## WHAT IS BEING ASKED
The lines to extract run from the first line of the material below to the line containing "const yTitle = 'Yüzde';", both included; leave the pictures behind.

◇ ◇ ◇ ◇ ◇

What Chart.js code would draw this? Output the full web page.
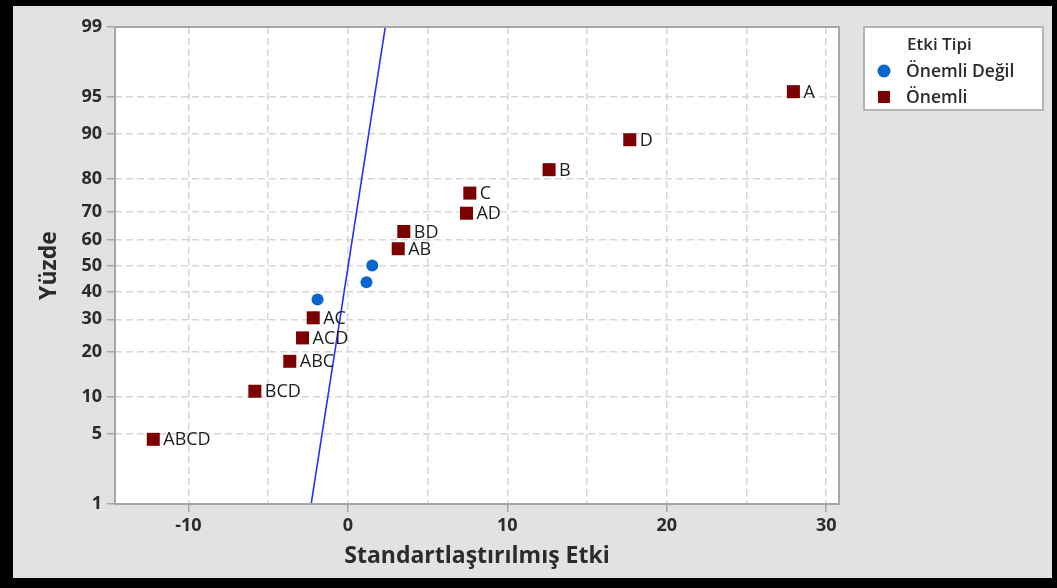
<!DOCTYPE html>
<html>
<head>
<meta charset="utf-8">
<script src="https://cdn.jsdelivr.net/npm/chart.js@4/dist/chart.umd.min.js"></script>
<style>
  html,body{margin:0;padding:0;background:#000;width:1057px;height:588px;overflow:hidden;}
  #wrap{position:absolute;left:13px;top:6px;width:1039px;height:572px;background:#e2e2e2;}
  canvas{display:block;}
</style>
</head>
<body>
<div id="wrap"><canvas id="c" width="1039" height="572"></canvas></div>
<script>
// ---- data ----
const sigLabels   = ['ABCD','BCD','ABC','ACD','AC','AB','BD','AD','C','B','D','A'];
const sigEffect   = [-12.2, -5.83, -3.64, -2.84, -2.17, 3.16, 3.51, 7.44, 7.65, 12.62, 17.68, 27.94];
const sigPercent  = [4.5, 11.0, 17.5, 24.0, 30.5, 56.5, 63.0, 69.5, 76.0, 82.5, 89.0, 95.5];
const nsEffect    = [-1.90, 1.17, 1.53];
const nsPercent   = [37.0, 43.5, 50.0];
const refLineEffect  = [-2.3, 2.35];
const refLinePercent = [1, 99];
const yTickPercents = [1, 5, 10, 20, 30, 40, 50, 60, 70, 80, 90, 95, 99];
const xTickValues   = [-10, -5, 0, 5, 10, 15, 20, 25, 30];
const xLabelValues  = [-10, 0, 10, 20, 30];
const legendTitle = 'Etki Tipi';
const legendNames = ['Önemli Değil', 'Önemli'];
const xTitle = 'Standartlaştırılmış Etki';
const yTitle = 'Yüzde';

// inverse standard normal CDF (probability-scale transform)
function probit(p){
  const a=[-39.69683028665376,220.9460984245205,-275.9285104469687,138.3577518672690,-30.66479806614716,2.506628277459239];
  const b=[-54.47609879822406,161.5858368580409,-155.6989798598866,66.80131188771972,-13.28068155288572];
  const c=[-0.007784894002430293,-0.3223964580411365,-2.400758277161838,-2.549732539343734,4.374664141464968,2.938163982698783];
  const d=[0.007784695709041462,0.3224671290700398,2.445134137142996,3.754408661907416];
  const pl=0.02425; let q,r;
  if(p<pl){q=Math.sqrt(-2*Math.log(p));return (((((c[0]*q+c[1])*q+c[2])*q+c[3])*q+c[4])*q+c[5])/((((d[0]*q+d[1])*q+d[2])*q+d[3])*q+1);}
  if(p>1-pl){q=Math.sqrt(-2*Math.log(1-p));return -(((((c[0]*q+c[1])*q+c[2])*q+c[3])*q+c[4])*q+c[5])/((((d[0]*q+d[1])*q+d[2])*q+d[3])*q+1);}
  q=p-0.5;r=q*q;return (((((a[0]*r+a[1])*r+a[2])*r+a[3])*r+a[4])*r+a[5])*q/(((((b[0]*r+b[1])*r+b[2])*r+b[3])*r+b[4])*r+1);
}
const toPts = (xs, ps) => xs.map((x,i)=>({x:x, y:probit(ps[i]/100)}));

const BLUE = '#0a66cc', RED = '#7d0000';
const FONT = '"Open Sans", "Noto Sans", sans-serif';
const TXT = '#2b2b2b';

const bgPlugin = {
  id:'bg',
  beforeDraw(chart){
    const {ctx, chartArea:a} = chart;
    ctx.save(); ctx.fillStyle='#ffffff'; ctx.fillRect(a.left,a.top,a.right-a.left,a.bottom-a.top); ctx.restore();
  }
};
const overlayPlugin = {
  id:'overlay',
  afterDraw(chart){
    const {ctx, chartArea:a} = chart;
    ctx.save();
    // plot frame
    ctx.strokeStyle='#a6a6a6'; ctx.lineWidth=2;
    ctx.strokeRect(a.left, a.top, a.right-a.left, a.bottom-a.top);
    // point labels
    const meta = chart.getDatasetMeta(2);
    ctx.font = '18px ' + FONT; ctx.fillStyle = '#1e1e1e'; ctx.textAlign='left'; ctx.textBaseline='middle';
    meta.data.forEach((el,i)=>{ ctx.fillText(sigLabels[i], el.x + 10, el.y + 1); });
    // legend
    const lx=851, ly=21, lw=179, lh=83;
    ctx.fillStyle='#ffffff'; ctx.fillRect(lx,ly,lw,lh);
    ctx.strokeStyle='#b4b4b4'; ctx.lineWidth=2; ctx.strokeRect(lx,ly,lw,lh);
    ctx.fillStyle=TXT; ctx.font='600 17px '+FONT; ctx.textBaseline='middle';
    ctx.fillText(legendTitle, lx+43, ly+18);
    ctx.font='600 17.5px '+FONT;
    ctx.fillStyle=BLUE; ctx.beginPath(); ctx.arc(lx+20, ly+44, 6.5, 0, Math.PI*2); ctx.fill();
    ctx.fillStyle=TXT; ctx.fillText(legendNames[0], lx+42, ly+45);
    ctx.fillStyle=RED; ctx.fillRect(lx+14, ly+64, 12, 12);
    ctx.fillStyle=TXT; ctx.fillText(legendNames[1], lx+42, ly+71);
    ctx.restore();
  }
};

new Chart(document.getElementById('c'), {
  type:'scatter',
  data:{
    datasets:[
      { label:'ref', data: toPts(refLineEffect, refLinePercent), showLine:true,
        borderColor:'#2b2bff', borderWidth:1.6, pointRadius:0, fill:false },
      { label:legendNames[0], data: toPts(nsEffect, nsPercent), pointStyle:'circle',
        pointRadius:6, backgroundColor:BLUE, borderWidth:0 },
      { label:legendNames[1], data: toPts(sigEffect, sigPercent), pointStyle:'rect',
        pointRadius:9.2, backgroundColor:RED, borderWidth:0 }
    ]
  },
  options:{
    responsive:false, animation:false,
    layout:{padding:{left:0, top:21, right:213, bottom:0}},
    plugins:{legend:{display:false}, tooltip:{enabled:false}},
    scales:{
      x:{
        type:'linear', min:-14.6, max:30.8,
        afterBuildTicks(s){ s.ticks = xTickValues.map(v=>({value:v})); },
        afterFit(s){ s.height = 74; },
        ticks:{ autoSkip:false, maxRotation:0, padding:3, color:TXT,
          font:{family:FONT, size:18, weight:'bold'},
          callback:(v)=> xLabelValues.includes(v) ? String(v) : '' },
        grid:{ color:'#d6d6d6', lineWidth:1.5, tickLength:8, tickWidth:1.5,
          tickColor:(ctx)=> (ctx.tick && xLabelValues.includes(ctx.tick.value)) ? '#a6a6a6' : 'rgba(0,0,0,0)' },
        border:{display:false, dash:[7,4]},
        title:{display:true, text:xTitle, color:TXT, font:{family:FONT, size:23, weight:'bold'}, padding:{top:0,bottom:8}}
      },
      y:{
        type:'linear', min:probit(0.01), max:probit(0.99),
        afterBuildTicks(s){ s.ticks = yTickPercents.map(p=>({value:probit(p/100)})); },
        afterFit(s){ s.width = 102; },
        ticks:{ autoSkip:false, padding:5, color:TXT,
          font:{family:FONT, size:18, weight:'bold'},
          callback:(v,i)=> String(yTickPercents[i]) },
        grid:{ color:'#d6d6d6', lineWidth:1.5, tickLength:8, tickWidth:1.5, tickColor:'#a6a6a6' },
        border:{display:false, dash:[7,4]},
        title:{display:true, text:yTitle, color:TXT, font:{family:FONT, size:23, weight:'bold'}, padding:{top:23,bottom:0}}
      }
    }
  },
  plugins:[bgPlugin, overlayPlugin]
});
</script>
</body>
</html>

◇ ◇ ◇ ◇ ◇

## WRITTEN SOLUTION
What Chart.js code would draw this? Output the full web page.
<!DOCTYPE html>
<html>
<head>
<meta charset="utf-8">
<script src="https://cdn.jsdelivr.net/npm/chart.js@4/dist/chart.umd.min.js"></script>
<style>
  html,body{margin:0;padding:0;background:#000;width:1057px;height:588px;overflow:hidden;}
  #wrap{position:absolute;left:13px;top:6px;width:1039px;height:572px;background:#e2e2e2;}
  canvas{display:block;}
</style>
</head>
<body>
<div id="wrap"><canvas id="c" width="1039" height="572"></canvas></div>
<script>
// ---- data ----
const sigLabels   = ['ABCD','BCD','ABC','ACD','AC','AB','BD','AD','C','B','D','A'];
const sigEffect   = [-12.2, -5.83, -3.64, -2.84, -2.17, 3.16, 3.51, 7.44, 7.65, 12.62, 17.68, 27.94];
const sigPercent  = [4.5, 11.0, 17.5, 24.0, 30.5, 56.5, 63.0, 69.5, 76.0, 82.5, 89.0, 95.5];
const nsEffect    = [-1.90, 1.17, 1.53];
const nsPercent   = [37.0, 43.5, 50.0];
const refLineEffect  = [-2.3, 2.35];
const refLinePercent = [1, 99];
const yTickPercents = [1, 5, 10, 20, 30, 40, 50, 60, 70, 80, 90, 95, 99];
const xTickValues   = [-10, -5, 0, 5, 10, 15, 20, 25, 30];
const xLabelValues  = [-10, 0, 10, 20, 30];
const legendTitle = 'Etki Tipi';
const legendNames = ['Önemli Değil', 'Önemli'];
const xTitle = 'Standartlaştırılmış Etki';
const yTitle = 'Yüzde';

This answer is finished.